* **Your task**: Extract, without alteration, each line from the start of the listing to the line bearing "import plotly.graph_objects as go".

* **Given material**:

● ● ● ●

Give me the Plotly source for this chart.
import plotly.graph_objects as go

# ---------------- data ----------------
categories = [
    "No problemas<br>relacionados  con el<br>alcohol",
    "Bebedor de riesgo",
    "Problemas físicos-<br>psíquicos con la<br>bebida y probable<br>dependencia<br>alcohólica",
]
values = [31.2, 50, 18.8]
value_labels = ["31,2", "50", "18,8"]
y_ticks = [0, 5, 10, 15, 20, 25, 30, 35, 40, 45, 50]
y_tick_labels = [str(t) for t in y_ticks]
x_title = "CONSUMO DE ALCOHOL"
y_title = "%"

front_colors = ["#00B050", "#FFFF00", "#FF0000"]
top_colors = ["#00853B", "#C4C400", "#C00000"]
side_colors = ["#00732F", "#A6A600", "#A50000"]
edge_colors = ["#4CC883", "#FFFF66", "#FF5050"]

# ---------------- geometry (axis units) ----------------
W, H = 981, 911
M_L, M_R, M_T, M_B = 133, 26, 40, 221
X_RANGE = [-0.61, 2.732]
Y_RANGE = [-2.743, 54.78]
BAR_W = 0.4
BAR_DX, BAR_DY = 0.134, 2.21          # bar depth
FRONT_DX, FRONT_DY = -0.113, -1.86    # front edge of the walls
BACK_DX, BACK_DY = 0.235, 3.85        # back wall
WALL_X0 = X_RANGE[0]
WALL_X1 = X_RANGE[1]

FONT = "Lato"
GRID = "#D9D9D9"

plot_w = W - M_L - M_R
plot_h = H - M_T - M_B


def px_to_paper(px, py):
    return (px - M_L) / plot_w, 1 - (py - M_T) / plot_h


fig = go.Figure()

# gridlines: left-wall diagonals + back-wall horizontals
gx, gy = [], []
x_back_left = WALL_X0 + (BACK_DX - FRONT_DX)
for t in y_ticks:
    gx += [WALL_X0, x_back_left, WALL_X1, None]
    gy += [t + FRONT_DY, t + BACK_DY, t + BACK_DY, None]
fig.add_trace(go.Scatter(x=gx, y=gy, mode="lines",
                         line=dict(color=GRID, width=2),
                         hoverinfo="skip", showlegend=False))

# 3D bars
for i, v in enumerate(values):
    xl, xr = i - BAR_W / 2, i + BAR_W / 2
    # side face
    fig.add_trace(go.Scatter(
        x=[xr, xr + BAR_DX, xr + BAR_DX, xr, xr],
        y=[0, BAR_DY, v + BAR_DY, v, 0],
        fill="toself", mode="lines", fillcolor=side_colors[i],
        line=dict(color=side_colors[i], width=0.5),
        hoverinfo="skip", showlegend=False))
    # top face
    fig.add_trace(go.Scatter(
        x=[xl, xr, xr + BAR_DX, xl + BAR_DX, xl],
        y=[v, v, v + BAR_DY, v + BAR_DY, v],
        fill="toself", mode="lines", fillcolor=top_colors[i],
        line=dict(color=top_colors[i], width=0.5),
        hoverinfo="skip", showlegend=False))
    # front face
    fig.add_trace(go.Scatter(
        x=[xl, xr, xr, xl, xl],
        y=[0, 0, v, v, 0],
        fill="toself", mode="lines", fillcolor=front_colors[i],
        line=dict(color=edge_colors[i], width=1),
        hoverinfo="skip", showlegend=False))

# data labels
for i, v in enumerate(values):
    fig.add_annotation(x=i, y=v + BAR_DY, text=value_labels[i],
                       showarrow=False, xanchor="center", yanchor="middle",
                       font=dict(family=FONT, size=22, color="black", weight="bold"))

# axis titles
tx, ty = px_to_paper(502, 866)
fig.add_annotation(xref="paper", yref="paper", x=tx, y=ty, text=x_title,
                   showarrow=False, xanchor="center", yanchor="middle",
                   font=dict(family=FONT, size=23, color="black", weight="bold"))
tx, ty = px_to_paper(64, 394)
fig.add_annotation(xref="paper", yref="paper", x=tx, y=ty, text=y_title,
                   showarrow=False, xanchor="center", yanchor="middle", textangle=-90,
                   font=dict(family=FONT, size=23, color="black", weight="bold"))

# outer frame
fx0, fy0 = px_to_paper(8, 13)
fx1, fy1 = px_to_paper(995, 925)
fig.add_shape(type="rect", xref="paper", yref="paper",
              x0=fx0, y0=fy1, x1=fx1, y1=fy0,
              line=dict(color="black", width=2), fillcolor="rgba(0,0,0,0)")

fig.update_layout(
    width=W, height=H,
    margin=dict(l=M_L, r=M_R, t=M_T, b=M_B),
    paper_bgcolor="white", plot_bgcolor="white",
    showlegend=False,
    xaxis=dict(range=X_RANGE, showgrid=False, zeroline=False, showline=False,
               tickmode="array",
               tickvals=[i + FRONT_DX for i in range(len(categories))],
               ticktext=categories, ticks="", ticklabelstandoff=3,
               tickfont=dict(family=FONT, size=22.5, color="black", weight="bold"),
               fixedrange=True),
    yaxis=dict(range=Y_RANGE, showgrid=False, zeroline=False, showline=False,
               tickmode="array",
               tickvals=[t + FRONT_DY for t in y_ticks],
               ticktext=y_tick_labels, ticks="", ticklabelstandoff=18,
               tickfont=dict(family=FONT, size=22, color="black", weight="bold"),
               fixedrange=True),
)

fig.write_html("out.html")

● ● ● ●

* **Exercise solution**:
Give me the Plotly source for this chart.
import plotly.graph_objects as go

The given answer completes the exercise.